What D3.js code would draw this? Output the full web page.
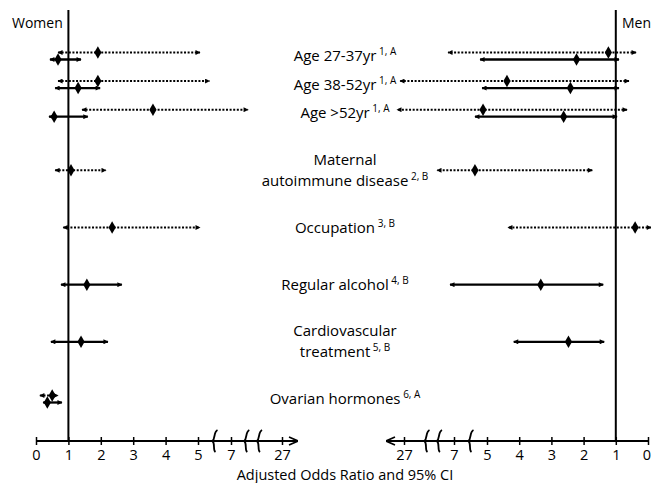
<!DOCTYPE html>
<html><head><meta charset="utf-8">
<script src="https://cdn.jsdelivr.net/npm/d3@7"></script>
<style>body{margin:0;background:#fff}svg{display:block}text{font-family:"Open Sans",sans-serif;fill:#000}</style>
</head><body><svg id="c" width="651" height="483"></svg>
<script>
// ---- data ----
const categories = ["Age 27-37yr","Age 38-52yr","Age >52yr","Maternal autoimmune disease","Occupation","Regular alcohol","Cardiovascular treatment","Ovarian hormones"];
const labelLines = [["Age 27-37yr"],["Age 38-52yr"],["Age >52yr"],["Maternal","autoimmune disease"],["Occupation"],["Regular alcohol"],["Cardiovascular","treatment"],["Ovarian hormones"]];
const footnotes = ["1, A","1, A","1, A","2, B","3, B","4, B","5, B","6, A"];
const isAgeRow = [true,true,true,false,false,false,false,false];
// [lower CI, OR, upper CI]
const womenDotted = [[0.68,1.91,5.12],[0.68,1.91,5.7],[1.42,3.61,13.7],[0.59,1.08,2.16],[0.84,2.35,5.12],null,null,[0.12,0.5,0.68]];
const womenSolid  = [[0.43,0.68,1.39],[0.59,1.30,1.98],[0.40,0.56,1.60],null,null,[0.77,1.57,2.65],[0.46,1.39,2.22],[0.22,0.35,0.8]];
const menDotted   = [[0.37,1.23,9.4],[0.59,4.38,28.6],[0.65,5.24,29.8],[1.73,5.73,13.8],[-0.1,0.40,4.35],null,null,null];
const menSolid    = [[0.90,2.22,5.42],[0.90,2.41,5.3],[0.96,2.62,5.73],null,null,[1.39,3.33,8.6],[1.36,2.47,4.17],null];
const tickValues = [0,1,2,3,4,5,7,27];
const breakValues = [6,13,18];
const axisTitle = "Adjusted Odds Ratio and 95% CI";

// ---- layout ----
const svg = d3.select("#c");
const W = 651, axisY = 441, topY = 10;
const xW = d3.scaleLinear().domain([0,5,7,27]).range([36,198,231,282]);
const xM = d3.scaleLinear().domain([0,5,7,27]).range([648,487,454,404]);
const slots = categories.map((c,i)=> isAgeRow[i] ? i*0.5 : (i-1));
const y = d3.scaleLinear().domain([0,6]).range([56,399]);

const defs = svg.append("defs");
defs.append("marker").attr("id","ah").attr("viewBox","0 0 10 10").attr("refX",9).attr("refY",5)
  .attr("markerWidth",6).attr("markerHeight",5).attr("markerUnits","userSpaceOnUse").attr("orient","auto-start-reverse")
  .append("path").attr("d","M0,0L10,5L0,10Z").attr("fill","#000");
defs.append("marker").attr("id","axa").attr("viewBox","0 0 10 10").attr("refX",10).attr("refY",5)
  .attr("markerWidth",10).attr("markerHeight",10).attr("markerUnits","userSpaceOnUse").attr("orient","auto-start-reverse")
  .append("path").attr("d","M1,1L10,5L1,9").attr("fill","none").attr("stroke","#000").attr("stroke-width",1.6);

[xW, xM].forEach(s=>{
  svg.append("line").attr("x1",s(1)).attr("x2",s(1)).attr("y1",topY).attr("y2",axisY)
    .attr("stroke","#000").attr("stroke-width",2);
});

function drawAxis(scale, endX){
  const g = svg.append("g").attr("transform",`translate(0,${axisY})`);
  g.append("line").attr("x1",scale(0)).attr("x2",endX).attr("y1",0).attr("y2",0)
    .attr("stroke","#000").attr("stroke-width",1.8).attr("marker-end","url(#axa)");
  const ax = d3.axisBottom(scale).tickValues(tickValues).tickFormat(d3.format("d")).tickSize(4).tickPadding(5);
  const a = svg.append("g").attr("transform",`translate(0,${axisY})`).call(ax);
  a.select(".domain").remove();
  a.selectAll(".tick line").attr("y1",-4).attr("y2",4).attr("stroke","#000").attr("stroke-width",1.5);
  a.selectAll(".tick text").attr("font-size",14.5).attr("font-family","Open Sans").attr("fill","#000");
  // keep tick labels inside the page
  a.selectAll(".tick").each(function(d){
    const px = scale(d);
    if(px + 5 > W) d3.select(this).select("text").attr("text-anchor","end").attr("x", W - px - 0.5);
  });
  g.selectAll("path.brk").data(breakValues).join("path").attr("class","brk")
    .attr("d",d=>{const x=scale(d);return `M${x+3},-11 C${x-1},-9 ${x+1},-3 ${x-2},0 C${x+1},3 ${x-2},9 ${x+1},11`;})
    .attr("fill","none").attr("stroke","#000").attr("stroke-width",1.8);
}
drawAxis(xW, 298);
drawAxis(xM, 386);

svg.append("text").attr("x",345).attr("y",480).attr("text-anchor","middle").attr("font-size",14.5).text(axisTitle);
svg.append("text").attr("x",12).attr("y",28).attr("font-size",14).text("Women");
svg.append("text").attr("x",622).attr("y",28).attr("font-size",14).text("Men");

const lab = svg.append("g");
categories.forEach((c,i)=>{
  const lines = labelLines[i], cy = y(slots[i]);
  const n = lines.length;
  lines.forEach((ln,j)=>{
    const t = lab.append("text").attr("x",345).attr("text-anchor","middle").attr("font-size",15)
      .attr("y", cy + 5 + (j-(n-1)/2)*21);
    t.append("tspan").text(ln);
    if(j===n-1) t.append("tspan").attr("font-size",10).attr("dy",-6).text(" "+footnotes[i]);
  });
});

const diamond = d3.symbol(d3.symbolDiamond,45);
function drawSeries(scale, dotted, solid){
  categories.forEach((c,i)=>{
    const cy = y(slots[i]);
    const both = dotted[i] && solid[i];
    [[dotted[i],true],[solid[i],false]].forEach(([v,isDot])=>{
      if(!v) return;
      const yy = cy + (both ? (isDot?-3.5:3.5) : 0);
      svg.append("line").attr("x1",scale(v[0])).attr("x2",scale(v[2])).attr("y1",yy).attr("y2",yy)
        .attr("stroke","#000").attr("stroke-width",isDot?2:2.3)
        .attr("stroke-dasharray",isDot?"2,1.6":null)
        .attr("marker-start","url(#ah)").attr("marker-end","url(#ah)");
      svg.append("path").attr("d",diamond).attr("transform",`translate(${scale(v[1])},${yy})`).attr("fill","#000");
    });
  });
}
drawSeries(xW, womenDotted, womenSolid);
drawSeries(xM, menDotted, menSolid);
</script></body></html>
* * * * *
Direction = Leave out the pictures and give the listing above again exactly.

Expected answer =
What D3.js code would draw this? Output the full web page.
<!DOCTYPE html>
<html><head><meta charset="utf-8">
<script src="https://cdn.jsdelivr.net/npm/d3@7"></script>
<style>body{margin:0;background:#fff}svg{display:block}text{font-family:"Open Sans",sans-serif;fill:#000}</style>
</head><body><svg id="c" width="651" height="483"></svg>
<script>
// ---- data ----
const categories = ["Age 27-37yr","Age 38-52yr","Age >52yr","Maternal autoimmune disease","Occupation","Regular alcohol","Cardiovascular treatment","Ovarian hormones"];
const labelLines = [["Age 27-37yr"],["Age 38-52yr"],["Age >52yr"],["Maternal","autoimmune disease"],["Occupation"],["Regular alcohol"],["Cardiovascular","treatment"],["Ovarian hormones"]];
const footnotes = ["1, A","1, A","1, A","2, B","3, B","4, B","5, B","6, A"];
const isAgeRow = [true,true,true,false,false,false,false,false];
// [lower CI, OR, upper CI]
const womenDotted = [[0.68,1.91,5.12],[0.68,1.91,5.7],[1.42,3.61,13.7],[0.59,1.08,2.16],[0.84,2.35,5.12],null,null,[0.12,0.5,0.68]];
const womenSolid  = [[0.43,0.68,1.39],[0.59,1.30,1.98],[0.40,0.56,1.60],null,null,[0.77,1.57,2.65],[0.46,1.39,2.22],[0.22,0.35,0.8]];
const menDotted   = [[0.37,1.23,9.4],[0.59,4.38,28.6],[0.65,5.24,29.8],[1.73,5.73,13.8],[-0.1,0.40,4.35],null,null,null];
const menSolid    = [[0.90,2.22,5.42],[0.90,2.41,5.3],[0.96,2.62,5.73],null,null,[1.39,3.33,8.6],[1.36,2.47,4.17],null];
const tickValues = [0,1,2,3,4,5,7,27];
const breakValues = [6,13,18];
const axisTitle = "Adjusted Odds Ratio and 95% CI";

// ---- layout ----
const svg = d3.select("#c");
const W = 651, axisY = 441, topY = 10;
const xW = d3.scaleLinear().domain([0,5,7,27]).range([36,198,231,282]);
const xM = d3.scaleLinear().domain([0,5,7,27]).range([648,487,454,404]);
const slots = categories.map((c,i)=> isAgeRow[i] ? i*0.5 : (i-1));
const y = d3.scaleLinear().domain([0,6]).range([56,399]);

const defs = svg.append("defs");
defs.append("marker").attr("id","ah").attr("viewBox","0 0 10 10").attr("refX",9).attr("refY",5)
  .attr("markerWidth",6).attr("markerHeight",5).attr("markerUnits","userSpaceOnUse").attr("orient","auto-start-reverse")
  .append("path").attr("d","M0,0L10,5L0,10Z").attr("fill","#000");
defs.append("marker").attr("id","axa").attr("viewBox","0 0 10 10").attr("refX",10).attr("refY",5)
  .attr("markerWidth",10).attr("markerHeight",10).attr("markerUnits","userSpaceOnUse").attr("orient","auto-start-reverse")
  .append("path").attr("d","M1,1L10,5L1,9").attr("fill","none").attr("stroke","#000").attr("stroke-width",1.6);

[xW, xM].forEach(s=>{
  svg.append("line").attr("x1",s(1)).attr("x2",s(1)).attr("y1",topY).attr("y2",axisY)
    .attr("stroke","#000").attr("stroke-width",2);
});

function drawAxis(scale, endX){
  const g = svg.append("g").attr("transform",`translate(0,${axisY})`);
  g.append("line").attr("x1",scale(0)).attr("x2",endX).attr("y1",0).attr("y2",0)
    .attr("stroke","#000").attr("stroke-width",1.8).attr("marker-end","url(#axa)");
  const ax = d3.axisBottom(scale).tickValues(tickValues).tickFormat(d3.format("d")).tickSize(4).tickPadding(5);
  const a = svg.append("g").attr("transform",`translate(0,${axisY})`).call(ax);
  a.select(".domain").remove();
  a.selectAll(".tick line").attr("y1",-4).attr("y2",4).attr("stroke","#000").attr("stroke-width",1.5);
  a.selectAll(".tick text").attr("font-size",14.5).attr("font-family","Open Sans").attr("fill","#000");
  // keep tick labels inside the page
  a.selectAll(".tick").each(function(d){
    const px = scale(d);
    if(px + 5 > W) d3.select(this).select("text").attr("text-anchor","end").attr("x", W - px - 0.5);
  });
  g.selectAll("path.brk").data(breakValues).join("path").attr("class","brk")
    .attr("d",d=>{const x=scale(d);return `M${x+3},-11 C${x-1},-9 ${x+1},-3 ${x-2},0 C${x+1},3 ${x-2},9 ${x+1},11`;})
    .attr("fill","none").attr("stroke","#000").attr("stroke-width",1.8);
}
drawAxis(xW, 298);
drawAxis(xM, 386);

svg.append("text").attr("x",345).attr("y",480).attr("text-anchor","middle").attr("font-size",14.5).text(axisTitle);
svg.append("text").attr("x",12).attr("y",28).attr("font-size",14).text("Women");
svg.append("text").attr("x",622).attr("y",28).attr("font-size",14).text("Men");

const lab = svg.append("g");
categories.forEach((c,i)=>{
  const lines = labelLines[i], cy = y(slots[i]);
  const n = lines.length;
  lines.forEach((ln,j)=>{
    const t = lab.append("text").attr("x",345).attr("text-anchor","middle").attr("font-size",15)
      .attr("y", cy + 5 + (j-(n-1)/2)*21);
    t.append("tspan").text(ln);
    if(j===n-1) t.append("tspan").attr("font-size",10).attr("dy",-6).text(" "+footnotes[i]);
  });
});

const diamond = d3.symbol(d3.symbolDiamond,45);
function drawSeries(scale, dotted, solid){
  categories.forEach((c,i)=>{
    const cy = y(slots[i]);
    const both = dotted[i] && solid[i];
    [[dotted[i],true],[solid[i],false]].forEach(([v,isDot])=>{
      if(!v) return;
      const yy = cy + (both ? (isDot?-3.5:3.5) : 0);
      svg.append("line").attr("x1",scale(v[0])).attr("x2",scale(v[2])).attr("y1",yy).attr("y2",yy)
        .attr("stroke","#000").attr("stroke-width",isDot?2:2.3)
        .attr("stroke-dasharray",isDot?"2,1.6":null)
        .attr("marker-start","url(#ah)").attr("marker-end","url(#ah)");
      svg.append("path").attr("d",diamond).attr("transform",`translate(${scale(v[1])},${yy})`).attr("fill","#000");
    });
  });
}
drawSeries(xW, womenDotted, womenSolid);
drawSeries(xM, menDotted, menSolid);
</script></body></html>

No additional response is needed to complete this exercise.